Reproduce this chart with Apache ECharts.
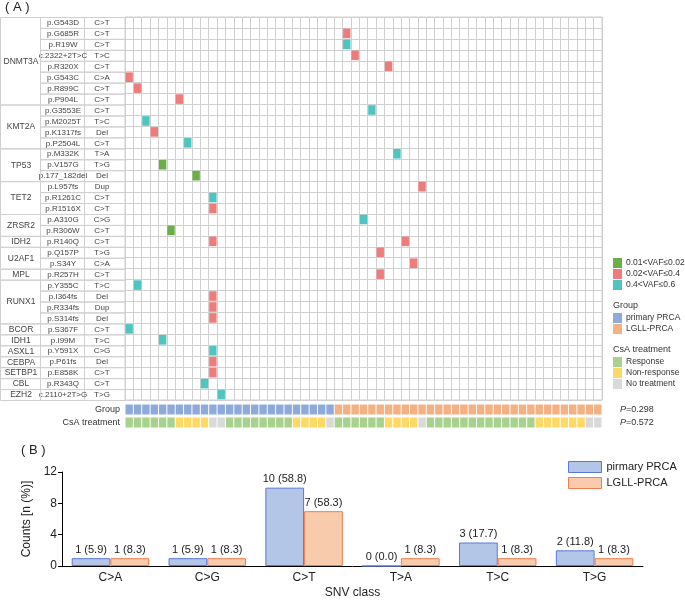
<!DOCTYPE html>
<html>
<head>
<meta charset="utf-8">
<script src="https://cdn.jsdelivr.net/npm/echarts@6/dist/echarts.min.js"></script>
<style>
  html, body { margin: 0; padding: 0; background: #fff; }
  #chart { width: 685px; height: 600px; }
</style>
</head>
<body>
<div id="chart"></div>
<script>
// ---- data ----
const genes = [["DNMT3A", 8], ["KMT2A", 4], ["TP53", 3], ["TET2", 3], ["ZRSR2", 2], ["IDH2", 1], ["U2AF1", 2], ["MPL", 1],
  ["RUNX1", 4], ["BCOR", 1], ["IDH1", 1], ["ASXL1", 1], ["CEBPA", 1], ["SETBP1", 1], ["CBL", 1], ["EZH2", 1]];
const mutations = ["p.G543D", "p.G685R", "p.R19W", "c.2322+2T>C", "p.R320X", "p.G543C", "p.R899C", "p.P904L",
  "p.G3553E", "p.M2025T", "p.K1317fs", "p.P2504L", "p.M332K", "p.V157G", "p.177_182del", "p.L957fs", "p.R1261C",
  "p.R1516X", "p.A310G", "p.R306W", "p.R140Q", "p.Q157P", "p.S34Y", "p.R257H", "p.Y355C", "p.I364fs", "p.R334fs",
  "p.S314fs", "p.S367F", "p.I99M", "p.Y591X", "p.P61fs", "p.E858K", "p.R343Q", "c.2110+2T>G"];
const mutTypes = ["C>T", "C>T", "C>T", "T>C", "C>T", "C>A", "C>T", "C>T", "C>T", "T>C", "Del", "C>T", "T>A", "T>G",
  "Del", "Dup", "C>T", "C>T", "C>G", "C>T", "C>T", "T>G", "C>A", "C>T", "T>C", "Del", "Dup", "Del", "C>T", "T>C",
  "C>G", "Del", "C>T", "C>T", "T>G"];
const patientCount = 57;

const vafLevels = ["0.01<VAF≤0.02", "0.02<VAF≤0.4", "0.4<VAF≤0.6"];
// [patient column, mutation row]
const lowVaf = [[4, 13], [8, 14], [5, 19]];
const midVaf = [[26, 1], [27, 3], [31, 4], [0, 5], [1, 6], [6, 7], [3, 10], [35, 15], [10, 17], [10, 20], [33, 20],
  [30, 21], [34, 22], [30, 23], [10, 25], [10, 26], [10, 27], [10, 31], [10, 32]];
const highVaf = [[26, 2], [29, 8], [2, 9], [7, 11], [32, 12], [10, 16], [28, 18], [1, 24], [0, 28], [4, 29],
  [10, 30], [9, 33], [11, 34]];

const groupNames = ["primary PRCA", "LGLL-PRCA"];
const groupRuns = [["primary PRCA", 25], ["LGLL-PRCA", 32]];
const csaNames = ["Response", "Non-response", "No treatment"];
const csaRuns = [["Response", 6], ["Non-response", 4], ["No treatment", 2], ["Response", 8], ["Non-response", 4],
  ["No treatment", 1], ["Response", 6], ["Non-response", 4], ["No treatment", 1], ["Response", 13],
  ["Non-response", 6], ["No treatment", 2]];
const stripRows = ["Group", "CsA treatment"];
const pValues = ["0.298", "0.572"];

const snvClasses = ["C>A", "C>G", "C>T", "T>A", "T>C", "T>G"];
const primaryCounts = [1, 1, 10, 0, 3, 2];
const primaryPct = ["5.9", "5.9", "58.8", "0.0", "17.7", "11.8"];
const lgllCounts = [1, 1, 7, 1, 1, 1];
const lgllPct = ["8.3", "8.3", "58.3", "8.3", "8.3", "8.3"];

// ---- helpers ----
const FONT = "Liberation Sans, Arial, sans-serif";
const patients = Array.from({ length: patientCount }, (_, i) => String(i + 1));
const rowIdx = mutations.map((_, i) => String(i));
const vafColors = ["#6aae45", "#f07b7b", "#4ec5c1"];
const groupColors = { "primary PRCA": "#8eaadb", "LGLL-PRCA": "#f4b183" };
const csaColors = { "Response": "#a9d18e", "Non-response": "#ffd966", "No treatment": "#d9d9d9" };
const primaryStyle = { color: "#b4c6e7", borderColor: "#5a78d6", borderWidth: 1 };
const lgllStyle = { color: "#f8cbad", borderColor: "#f07f4f", borderWidth: 1 };

function expandRuns(runs, row) {
  const out = {};
  let c = 0;
  runs.forEach(([name, n]) => {
    out[name] = out[name] || [];
    for (let k = 0; k < n; k++) out[name].push([c++, row]);
  });
  return out;
}
const groupCells = expandRuns(groupRuns, 0);
const csaCells = expandRuns(csaRuns, 1);

const geneStarts = [];
genes.reduce((s, g) => { geneStarts.push(s); return s + g[1]; }, 0);

const TABLE_W = 125, GENE_END = 40, MUT_END = 84;
const LINE = "#d0d0d0";

const cellSeries = (name, data, color) => ({
  name, type: "scatter", xAxisIndex: 0, yAxisIndex: 0, data,
  symbol: "rect", symbolSize: [7.4, 9.6], itemStyle: { color, opacity: 1 },
  emphasis: { disabled: true }, z: 5
});
const stripSeries = (name, data, color) => ({
  name, type: "scatter", xAxisIndex: 1, yAxisIndex: 1, data,
  symbol: "rect", symbolSize: [7.4, 10], itemStyle: { color, opacity: 1 },
  emphasis: { disabled: true }
});
const sideLegend = (data, top) => ({
  data, left: 613, top, orient: "vertical", icon: "rect", itemWidth: 9, itemHeight: 10,
  itemGap: 1, padding: 0, selectedMode: false,
  textStyle: { fontSize: 8.5, color: "#333", lineHeight: 10, padding: [0, 0, 0, -1] }
});

const myChart = echarts.init(document.querySelector("#chart"));
myChart.setOption({
  animation: false,
  textStyle: { fontFamily: FONT },
  grid: [
    { left: 125, top: 17, width: 477, height: 383, show: true, borderColor: LINE, borderWidth: 1 },
    { left: 125, top: 403, width: 477, height: 26 },
    { left: 0, top: 17, width: TABLE_W, height: 383 },
    { left: 62, top: 472, width: 581, height: 95 }
  ],
  xAxis: [
    { type: "category", gridIndex: 0, data: patients, axisLine: { show: false }, axisTick: { show: false },
      axisLabel: { show: false }, splitLine: { show: true, interval: 0, lineStyle: { color: LINE, width: 1 } } },
    { type: "category", gridIndex: 1, data: patients, show: false },
    { type: "value", gridIndex: 2, min: 0, max: TABLE_W, show: false },
    { type: "category", gridIndex: 3, data: snvClasses,
      axisLine: { lineStyle: { color: "#000", width: 1 } }, axisTick: { show: false },
      axisLabel: { color: "#222", fontSize: 12, margin: 6 },
      name: "SNV class", nameLocation: "middle", nameGap: 21, nameTextStyle: { color: "#222", fontSize: 12 } }
  ],
  yAxis: [
    { type: "category", gridIndex: 0, data: rowIdx, inverse: true, axisLine: { show: false },
      axisTick: { show: false }, axisLabel: { show: false },
      splitLine: { show: true, interval: 0, lineStyle: { color: LINE, width: 1 } } },
    { type: "category", gridIndex: 1, data: stripRows, inverse: true, axisLine: { show: false },
      axisTick: { show: false }, axisLabel: { color: "#333", fontSize: 9, margin: 5 } },
    { type: "category", gridIndex: 1, data: pValues, inverse: true, position: "right", axisLine: { show: false },
      axisTick: { show: false },
      axisLabel: { margin: 18, fontSize: 9, color: "#333", formatter: v => "{i|P}=" + v,
        rich: { i: { fontStyle: "italic", fontSize: 9, color: "#333" } } } },
    { type: "value", gridIndex: 2, min: 0, max: mutations.length, inverse: true, show: false },
    { type: "value", gridIndex: 3, min: 0, max: 12, interval: 4,
      axisLine: { show: true, lineStyle: { color: "#000", width: 1 } },
      axisTick: { show: true, length: 4, lineStyle: { color: "#000" } },
      axisLabel: { color: "#222", fontSize: 12, margin: 5 }, splitLine: { show: false },
      name: "Counts [n (%)]", nameLocation: "middle", nameGap: 22, nameTextStyle: { color: "#222", fontSize: 12 } }
  ],
  legend: [
    sideLegend(vafLevels, 258),
    sideLegend(groupNames, 313),
    sideLegend(csaNames, 357),
    { data: [{ name: "pirmary PRCA", itemStyle: primaryStyle }, { name: "LGLL-PRCA", itemStyle: lgllStyle }],
      left: 568, top: 461, orient: "vertical", icon: "rect",
      itemWidth: 33, itemHeight: 11, itemGap: 4, padding: 0, selectedMode: false,
      textStyle: { fontSize: 11, color: "#222" } }
  ],
  graphic: [
    { type: "text", left: 5, top: 1, style: { text: "( A )", fill: "#222", font: "13px " + FONT } },
    { type: "text", left: 21, top: 444, style: { text: "( B )", fill: "#222", font: "13px " + FONT } },
    { type: "text", left: 613, top: 301, style: { text: "Group", fill: "#333", font: "9px " + FONT } },
    { type: "text", left: 613, top: 345, style: { text: "CsA treatment", fill: "#333", font: "9px " + FONT } }
  ],
  series: [
    cellSeries(vafLevels[0], lowVaf, vafColors[0]),
    cellSeries(vafLevels[1], midVaf, vafColors[1]),
    cellSeries(vafLevels[2], highVaf, vafColors[2]),
    ...groupNames.map(g => stripSeries(g, groupCells[g], groupColors[g])),
    ...csaNames.map(c => stripSeries(c, csaCells[c], csaColors[c])),
    {
      type: "custom", xAxisIndex: 2, yAxisIndex: 3, silent: true,
      data: mutations.map((_, i) => [i]),
      renderItem: (params, api) => {
        const i = params.dataIndex;
        const a = api.coord([GENE_END, i]), m = api.coord([MUT_END, i + 1]), b = api.coord([TABLE_W, i + 1]);
        const y0 = a[1], y1 = m[1];
        const rs = { fill: "none", stroke: LINE, lineWidth: 1 };
        const ts = { fill: "#444", font: "8px " + FONT, align: "center", verticalAlign: "middle" };
        return { type: "group", children: [
          { type: "rect", shape: { x: a[0] + 0.5, y: y0 + 0.5, width: m[0] - a[0], height: y1 - y0 }, style: rs },
          { type: "rect", shape: { x: m[0] + 0.5, y: y0 + 0.5, width: b[0] - m[0], height: y1 - y0 }, style: rs },
          { type: "text", style: Object.assign({ text: mutations[i], x: (a[0] + m[0]) / 2 + 1, y: (y0 + y1) / 2 + 0.5 }, ts) },
          { type: "text", style: Object.assign({ text: mutTypes[i], x: m[0] + 18, y: (y0 + y1) / 2 + 0.5 }, ts) }
        ] };
      }
    },
    {
      type: "custom", xAxisIndex: 2, yAxisIndex: 3, silent: true,
      data: genes.map((_, i) => [i]),
      renderItem: (params, api) => {
        const i = params.dataIndex, s = geneStarts[i], n = genes[i][1];
        const a = api.coord([0, s]), b = api.coord([GENE_END, s + n]);
        return { type: "group", children: [
          { type: "rect", shape: { x: a[0] + 0.5, y: a[1] + 0.5, width: b[0] - a[0], height: b[1] - a[1] },
            style: { fill: "none", stroke: LINE, lineWidth: 1 } },
          { type: "text", style: { text: genes[i][0], x: (a[0] + b[0]) / 2 + 1, y: (a[1] + b[1]) / 2 + 0.5,
            fill: "#444", font: "8.5px " + FONT, align: "center", verticalAlign: "middle" } }
        ] };
      }
    },
    {
      name: "pirmary PRCA", type: "bar", xAxisIndex: 3, yAxisIndex: 4, data: primaryCounts,
      barWidth: "40%", barGap: "0%", itemStyle: primaryStyle,
      label: { show: true, position: "top", distance: 3, fontSize: 11, color: "#222",
        formatter: p => primaryCounts[p.dataIndex] + " (" + primaryPct[p.dataIndex] + ")" }
    },
    {
      name: "LGLL-PRCA", type: "bar", xAxisIndex: 3, yAxisIndex: 4, data: lgllCounts,
      barWidth: "40%", barGap: "0%", itemStyle: lgllStyle,
      label: { show: true, position: "top", distance: 3, fontSize: 11, color: "#222",
        formatter: p => lgllCounts[p.dataIndex] + " (" + lgllPct[p.dataIndex] + ")" }
    }
  ]
});
window.addEventListener("resize", () => myChart.resize());
</script>
</body>
</html>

▶ Exercise prompt: Make an exact copy of the lines from the top of the material through the line with "const patientCount = 57;", pictures excluded.

▶ Final result:
Reproduce this chart with Apache ECharts.
<!DOCTYPE html>
<html>
<head>
<meta charset="utf-8">
<script src="https://cdn.jsdelivr.net/npm/echarts@6/dist/echarts.min.js"></script>
<style>
  html, body { margin: 0; padding: 0; background: #fff; }
  #chart { width: 685px; height: 600px; }
</style>
</head>
<body>
<div id="chart"></div>
<script>
// ---- data ----
const genes = [["DNMT3A", 8], ["KMT2A", 4], ["TP53", 3], ["TET2", 3], ["ZRSR2", 2], ["IDH2", 1], ["U2AF1", 2], ["MPL", 1],
  ["RUNX1", 4], ["BCOR", 1], ["IDH1", 1], ["ASXL1", 1], ["CEBPA", 1], ["SETBP1", 1], ["CBL", 1], ["EZH2", 1]];
const mutations = ["p.G543D", "p.G685R", "p.R19W", "c.2322+2T>C", "p.R320X", "p.G543C", "p.R899C", "p.P904L",
  "p.G3553E", "p.M2025T", "p.K1317fs", "p.P2504L", "p.M332K", "p.V157G", "p.177_182del", "p.L957fs", "p.R1261C",
  "p.R1516X", "p.A310G", "p.R306W", "p.R140Q", "p.Q157P", "p.S34Y", "p.R257H", "p.Y355C", "p.I364fs", "p.R334fs",
  "p.S314fs", "p.S367F", "p.I99M", "p.Y591X", "p.P61fs", "p.E858K", "p.R343Q", "c.2110+2T>G"];
const mutTypes = ["C>T", "C>T", "C>T", "T>C", "C>T", "C>A", "C>T", "C>T", "C>T", "T>C", "Del", "C>T", "T>A", "T>G",
  "Del", "Dup", "C>T", "C>T", "C>G", "C>T", "C>T", "T>G", "C>A", "C>T", "T>C", "Del", "Dup", "Del", "C>T", "T>C",
  "C>G", "Del", "C>T", "C>T", "T>G"];
const patientCount = 57;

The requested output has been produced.